The path running north to south on the eastern side of the garden will be straightened, and the accretion of paths of different materials will be replaced with elegant and uniform limestone pavers, some set in an attractive diamond pattern. The boxwood will be replaced with new varieties developed to be resistant to the blight. New infrastructure will be installed.

The renovation is said to restore Mellon’s original design, though there will be a couple of significant changes. One is the limestone path frame to the new lawn, which will be regraded to fix drainage issues. The other is the removal of the old crab apple trees. These were important elements; they brought verticality to the garden but also Mellon’s hallmark Francophilic blend of horticulture and formal design, so evident in her Oak Spring garden in Upperville, Va.

The opposing ranks of five crab apple trees in the Rose Garden had been replaced over the years but struggled in large part because of a willow oak tree planted nearby during the Johnson administration. It is now 80 feet tall and casts deep shadows into the Rose Garden.

One plan called for the number of crab apple trees to be reduced from 10 to six, but by the time the final design was presented to Melania Trump on July 21, they had been eliminated. Eric Groft, vice president of Oehme, van Sweden, noted that in the early 1980s, first lady Nancy Reagan had asked Bunny Mellon to address problems with the garden. “At that time she suggested reducing the crab apple trees from five to three,” he said. “None of her recommendations were implemented.” Mellon died in 2014 at the age of 103.

The rapid installation of the design is in contrast to the time spent developing it; we are told that construction projects at the White House are typically done in high summer when the first family is vacationing. But as any gardener in Washington knows, this is one of the most challenging periods of the year to plant living things, including turf grass.
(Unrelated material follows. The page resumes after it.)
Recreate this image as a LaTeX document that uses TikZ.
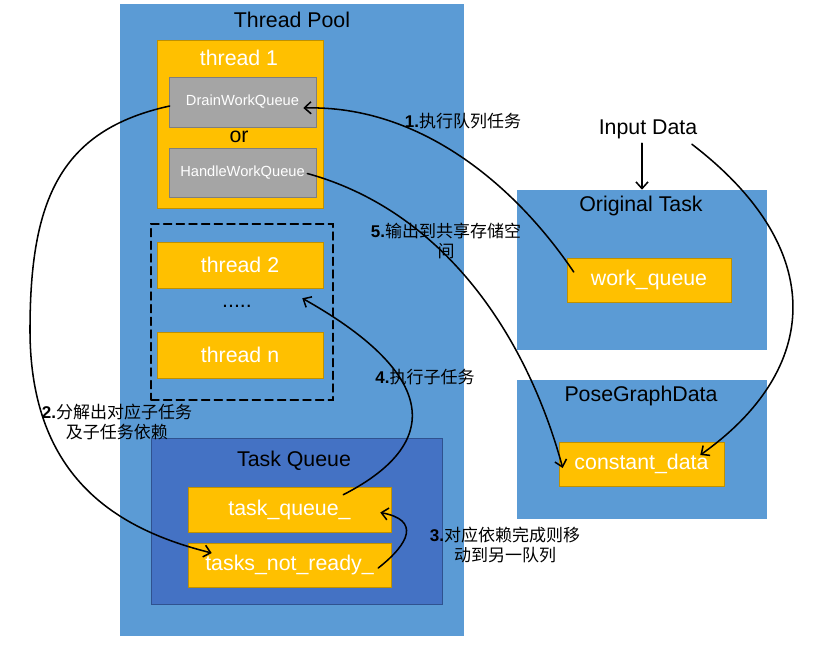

Perhaps the first lady is mindful that if she wants to leave her mark on the White House, time may be short. She has also been involved in upgrading the bowling alley and the tennis court pavilion.

It is evident that once the Rose Garden is renovated, it will have a different feel to it, with some 200 rose bushes planted in pastel colors. The garden will feel more open and sunnier but perhaps less interesting. It will feel the loss of the crab apple trees, which are full of effervescent blossom in April, decorative fruit in September and a sculptural quality in the winter. They served as a reminder of Washington’s seasonality, and the preciousness of time.

Kennedy also wanted the garden installed in short order, ominously prescient of the brevity of his time there. Right after the Cuban missile crisis, and less than 13 months before his assassination, he famously wrote to Bunny Mellon that “I need not tell you that your garden has been our brightest spot in the somber surroundings of the last few days.”